Perempuan yang tidak segera melahirkan berarti dianggap bahwa ia bermasalah. Perempuan yang tak segera menikah atau memilih tidak menikah pun dianggap perempuan bermasalah, karena lewat pernikahan lah akan lahir keturunan sah/ legal, yang dipercaya banyak orang akan membawa kebahagiaan. Inilah romantisme pernikahan –kebahagiaan yang sering dibangga-banggakan banyak orang.
Romantisme –kebahagiaan pernikahan– membuat segala sesuatu tentang pernikahan tampak indah, terlebih oleh dukungan industri wedding organizer yang menimbulkan citra gemilau dan keagungan pernikahan lewat dekorasi pesta dan desain-desain gaunnya. Benarkah begitu?

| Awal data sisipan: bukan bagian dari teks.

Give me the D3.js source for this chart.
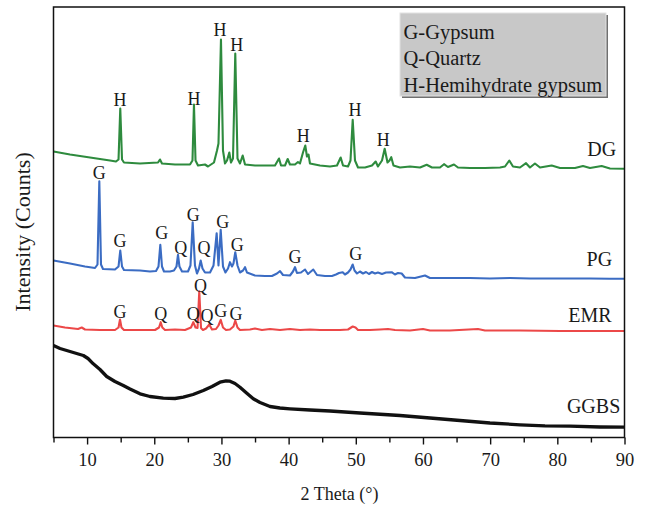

Padahal banyak sekali kekerasan yang terjadi pada perempuan, yang mengoyak keyakinan terhadap perempuan tentang institusi perkawinan itu sendiri. Padahal banyak rasa sakit yang menimpa para perempuan.
Jadi, dari sini sudah jelas bahwa tidak menikah seharusnya menjadi satu pilihan baru, karena dengan tidak menikah maka mengurangi jumlah korban perempuan.
Orangtua, jangan lagi meminta anak perempuan untuk segera menikah atau meminta dibuatkan cucu sebagaimana perkataan yang kerap terdengar, karena menikah dan tidak menikah adalah pilihan bebas yang tidak boleh membebani perempuan.